The Conners questionnaire will also have gone to school and the teachers' observations will be collected in the same way as yours. It can seem painfully slow to get results and appointments at clinic. We too find that parents get quicker results by going to their GP than by the relatively slower process of referring through school's outside agency support teams. Where the parents are willing and able to go via the GP we encourage this.

 

If you ask to speak to the SEN team at your son's school they should be able to tell you what they are doing there to support him. For example, each child with SEN will be at one of the three stages on the SEN code of practice - either School Action (getting some type of extra help within school), School Action Plus (help in school plus advice sought from outside agencies and the agencies may be working with the child) or the Statement others here have mentioned. If school also have concerns about his progress there should be evidence of the support they have tried and he may have an Individual Education Plan describing the extra help they have been giving and the progress he has made.

 

It's very difficult to say what school should be doing without knowing your son, but if you have an open dialogue with the SENCO you will be able to talk about your concerns and see how they view him in school. Janty's advice is very wise - parents and teachers working together is definitely the best tactic.

 

I would suggest you consider all the advice you will receive over the coming months, even if you don't initially like what you hear. Some of it may seem to contradict what you expected, or think your son may need, or hoped would be available. Janty's son, like many students on the Code of Practice, copes with relatively little direct support in school (although I recognise he is quite a bit older). Also her reaction to the idea of medication is one we commonly hear from parents and always respect - I'm a parent too and wouldn't medicate my child without being sure it was the right thing to do. Some children don't really benefit, but other families find that it is a real godsend and allows their child to cope far better than they did without the meds.

 

We have over 350 students on our school SEN register and only about 30 have statements. Most cope well with differentiation and support from their mainstream teachers and some need further support from the Learning Support base, a few are supported by visiting outside agencies. Only those who really won't cope without LSA support reach the stage of Statutory Assessment for a statement. If your son progresses to this stage then there is a strict time limit by which the LEA must respond.
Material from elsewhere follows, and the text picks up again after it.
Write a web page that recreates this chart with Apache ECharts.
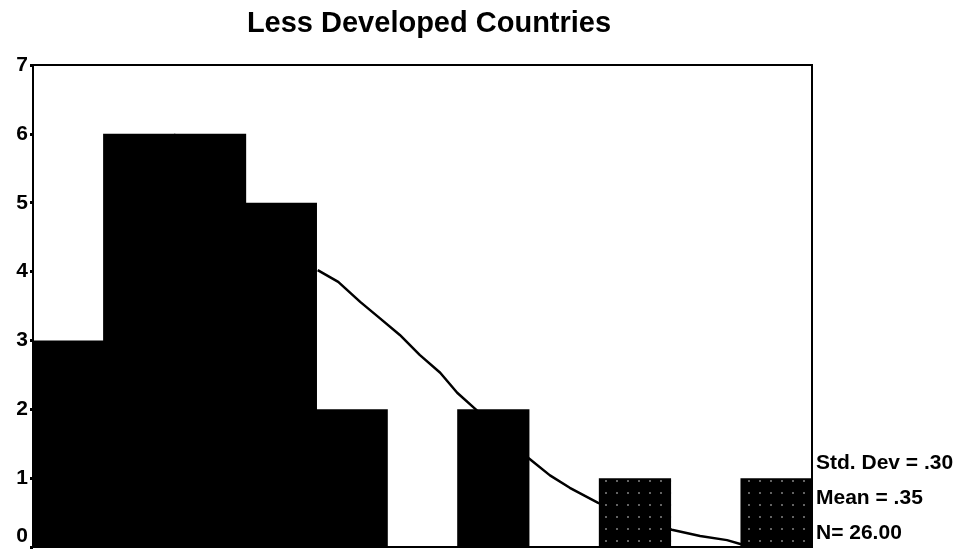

I'd advise you to talk to your SENCO about whether your son is likely to need this type of support; it may be he never will, or only will for a while.

 

If you'd like an ally to guide you through the whole process and help if you need to have a difficult discussion with school, each local council has a 'Parent Partnership' who advise and support parents of children with SEN. You should be able to contact them through your council website.

 

Sorry to have rambled on a bit and I hope you haven't heard all this before!